Automation Lessons

by cdent February 28, 2025

When creating software, ensure there are working harnesses for testing, installation, and upgrade first.

This is a lesson from long ago that has stuck with me and been proven valuable over and over. I recently shared the following with colleagues.

As development technologies have matured the lesson has evolved to assert the harnesses must be automated and the automation must run before changes are merged.

Throughout my experience with our previous teams we frequently ignored this lesson for a variety of reasons, all of which are at least inconvenient but most of the time invalid:

We’re in too much of a hurry to add tests, we need to get this out now.
This is too complicated to automate.
This is too time consuming to run in pull request workflows.
This is too resource consuming to run in pull request workflows.

Most of these reasons only feel correct when viewed from the perspective of the individual developer who needs to do the work to make things go, or is waiting on CI for the pull request to merge.

For other developers, other teammates, or the customer (who might be a “real” customer, or someone internal) these reasons don’t have much relevance.

If you don’t test now, then it is the other people who end up doing the testing for you, finding issues. Turnaround time on resolving those issues is vastly higher than it would be otherwise, the other person has to do extra work to get what they want and you have to do extra work to understand the problem. Instead you could experience the problem yourself, sooner, and not cascade the wasted time to others. That wasted time adds up, exponentially, and any time savings you thought you were getting by pushing things out quickly are dramatically shrunk.

If you don’t automate the tests or the installation, you then have to spend time doing those things by hand. You do. Your teammates do. The customer does. And no matter how much you think “oh we’re only going to do this by hand once or twice” that always turns out to be a lie.

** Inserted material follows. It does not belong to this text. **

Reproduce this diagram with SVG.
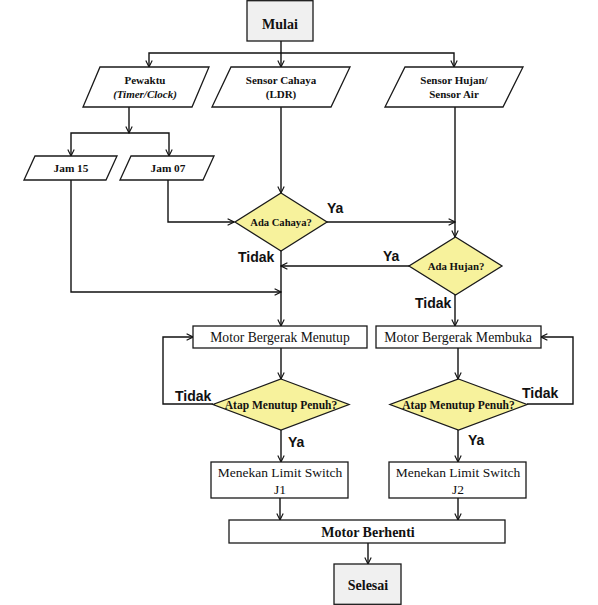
<svg xmlns="http://www.w3.org/2000/svg" width="598" height="605" viewBox="0 0 598 605">
<style>
.shape{stroke:#1a1a1a;stroke-width:1.3;fill:#ffffff}
.term{fill:#f0f0f0}
.dec{fill:#f7f29c}
.conn{stroke:#111;stroke-width:1.4;fill:none;marker-end:url(#arr)}
.tb{font-family:"Liberation Serif","Times New Roman",serif;font-weight:bold;text-anchor:middle;fill:#111}
.tr{font-family:"Liberation Serif","Times New Roman",serif;text-anchor:middle;fill:#111}
.lab{font-family:"Liberation Sans",Arial,sans-serif;font-weight:bold;font-size:14px;fill:#111}
</style>
<defs>
<marker id="arr" viewBox="0 0 10 10" refX="9" refY="5" markerWidth="8" markerHeight="8" markerUnits="userSpaceOnUse" orient="auto">
<path d="M1,1 L9,5 L1,9" fill="none" stroke="#111" stroke-width="1.4"/>
</marker>
</defs>
<rect width="598" height="605" fill="#ffffff"/>

<g id="connectors">
<path class="conn" d="M281,41 V67"/>
<path class="conn" d="M281,53 H149 V67"/>
<path class="conn" d="M281,53 H454 V67"/>
<path class="conn" d="M129,107 V133"/>
<path class="conn" d="M129,133 H71 V156"/>
<path class="conn" d="M129,133 H169 V156"/>
<path class="conn" d="M281,107 V193"/>
<path class="conn" d="M455,107 V237"/>
<path class="conn" d="M168,180 V222 H234"/>
<path class="conn" d="M71,180 V292 H281"/>
<path class="conn" d="M326,222 H455"/>
<path class="conn" d="M409,266 H281"/>
<path class="conn" d="M281,251 V326"/>
<path class="conn" d="M455,295 V326"/>
<path class="conn" d="M281,348 V379"/>
<path class="conn" d="M458,348 V379"/>
<path class="conn" d="M213,404 H163 V337 H193"/>
<path class="conn" d="M527,404 H573 V337 H541"/>
<path class="conn" d="M281,430 V462"/>
<path class="conn" d="M458,430 V462"/>
<path class="conn" d="M280,498 V520"/>
<path class="conn" d="M458,498 V520"/>
<path class="conn" d="M368,543 V564"/>
</g>

<g id="labels">
<text class="lab" x="327" y="213">Ya</text>
<text class="lab" x="383" y="261">Ya</text>
<text class="lab" x="238" y="262">Tidak</text>
<text class="lab" x="415" y="308">Tidak</text>
<text class="lab" x="175" y="401">Tidak</text>
<text class="lab" x="288" y="447">Ya</text>
<text class="lab" x="522" y="398">Tidak</text>
<text class="lab" x="468" y="445">Ya</text>
</g>

<g id="mulai">
<rect class="shape term" x="247" y="0.7" width="66" height="40.3"/>
<text class="tb" x="280" y="29" font-size="14">Mulai</text>
</g>

<g id="pewaktu">
<polygon class="shape" points="100,67 209,67 192,107 83,107"/>
<text class="tb" x="145" y="84" font-size="11">Pewaktu</text>
<text class="tb" x="145" y="98" font-size="11" font-style="italic">(Timer/Clock)</text>
</g>

<g id="sensor-cahaya">
<polygon class="shape" points="231,67 350,67 331,107 212,107"/>
<text class="tb" x="281" y="84" font-size="11">Sensor Cahaya</text>
<text class="tb" x="281" y="98" font-size="11">(LDR)</text>
</g>

<g id="sensor-hujan">
<polygon class="shape" points="405,67 523,67 503,107 385,107"/>
<text class="tb" x="454" y="84" font-size="11">Sensor Hujan/</text>
<text class="tb" x="454" y="98" font-size="11">Sensor Air</text>
</g>

<g id="jam15">
<polygon class="shape" points="35,156 117,156 106,180 24,180"/>
<text class="tb" x="71" y="172" font-size="11.3">Jam 15</text>
</g>

<g id="jam07">
<polygon class="shape" points="131,156 214,156 203,180 120,180"/>
<text class="tb" x="168" y="172" font-size="11.3">Jam 07</text>
</g>

<g id="ada-cahaya">
<polygon class="shape dec" points="281,193 327,222 281,251 235,222"/>
<text class="tb" x="281" y="226" font-size="10.6">Ada Cahaya?</text>
</g>

<g id="ada-hujan">
<polygon class="shape dec" points="455.5,237 502,266 455.5,295 409,266"/>
<text class="tb" x="456" y="270" font-size="10.8">Ada Hujan?</text>
</g>

<g id="motor-menutup">
<rect class="shape" x="193" y="326" width="174" height="22"/>
<text class="tr" x="280" y="342" font-size="13.6">Motor Bergerak Menutup</text>
</g>

<g id="motor-membuka">
<rect class="shape" x="376" y="326" width="165" height="22"/>
<text class="tr" x="458" y="342" font-size="13.8">Motor Bergerak Membuka</text>
</g>

<g id="atap-1">
<polygon class="shape dec" points="281,379 349,404.5 281,430 213,404.5"/>
<text class="tb" x="281" y="408.5" font-size="11.5">Atap Menutup Penuh?</text>
</g>

<g id="atap-2">
<polygon class="shape dec" points="458.5,379 527,404.5 458.5,430 390,404.5"/>
<text class="tb" x="458.5" y="408.5" font-size="11.5">Atap Menutup Penuh?</text>
</g>

<g id="limit-j1">
<rect class="shape" x="211" y="462" width="137" height="36"/>
<text class="tr" x="280" y="477" font-size="13.5">Menekan Limit Switch</text>
<text class="tr" x="280" y="494" font-size="13.5">J1</text>
</g>

<g id="limit-j2">
<rect class="shape" x="389" y="462" width="137" height="36"/>
<text class="tr" x="458" y="477" font-size="13.5">Menekan Limit Switch</text>
<text class="tr" x="458" y="494" font-size="13.5">J2</text>
</g>

<g id="motor-berhenti">
<rect class="shape" x="229" y="520" width="276" height="23"/>
<text class="tb" x="368" y="537" font-size="14">Motor Berhenti</text>
</g>

<g id="selesai">
<rect class="shape term" x="334" y="564" width="67" height="40.3"/>
<text class="tb" x="368" y="590" font-size="14">Selesai</text>
</g>
</svg>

Even when it doesn’t turn out to be a lie, eventually you’ll need test and installation automation. Paying the price up front has many advantages:

There is a significant risk that there won’t be time later.
Existing test and installation automation provides an exceptionally valuable design constraint when adding or modifying features. If something is hard to test or hard to install (or upgrade) as designed then that design is bad. Existing harnesses help you recognize when that is about to happen.
The time investment is amortized against the savings gained, sooner.

With regards to “too complicated to automate”. Sit with that for a moment. If that’s true, what does it say a) about trying to use the software, b) about trying to maintain the software over the long run. Let’s be honest here.

Okay, say you’ve managed time well enough to have built tooling that can automatically test the software to a significant degree as well as automatically install it somewhere. Great. Then that tooling should be required to run (automatically) for any pull request and required to pass all tests and properly do an install before that pull request can merge to its target. Ideally it would also do an upgrade. That is what continuous integration means.

We’ve argued about this being too human-time and compute-resource consuming many times over. Meanwhile:

We encourage developers to run cloud VMs for their own development and manual testing work at a vast aggregate monetary cost. Effective local (to the laptop!) testing (to be covered in future writing) combined with comprehensive centralized testing would be much cheaper.
Most developers are probably working multiple independent tasks. Going into a wait state for testing to complete and not having something else to do in the meantime is unlikely. If it is happening then it suggests that tasks are not being decomposed and planned effectively.
If the waiting is because tests or testing infrastructure is too flakey, or because installation takes too long, imagine what that implies for the experience of the customer. Flakey tests and slow installation are problems to be solved, not worked around, because if those problems exist for you, then they will exist for other people, people who pay.
You, individually, spending some time waiting if it means other people do not have to wait, later, and do not have to experience bugs, later, is a more than worthwhile trade.

We often find ourselves saying a version of the following:

Once we have it working in context X we’ll look into making it work on pull requests.

If you can only take one thing (but please take more!) from this document take the awareness that that is backwards. Instead:

Make it work on pull requests. Once it is working there, use it in other contexts.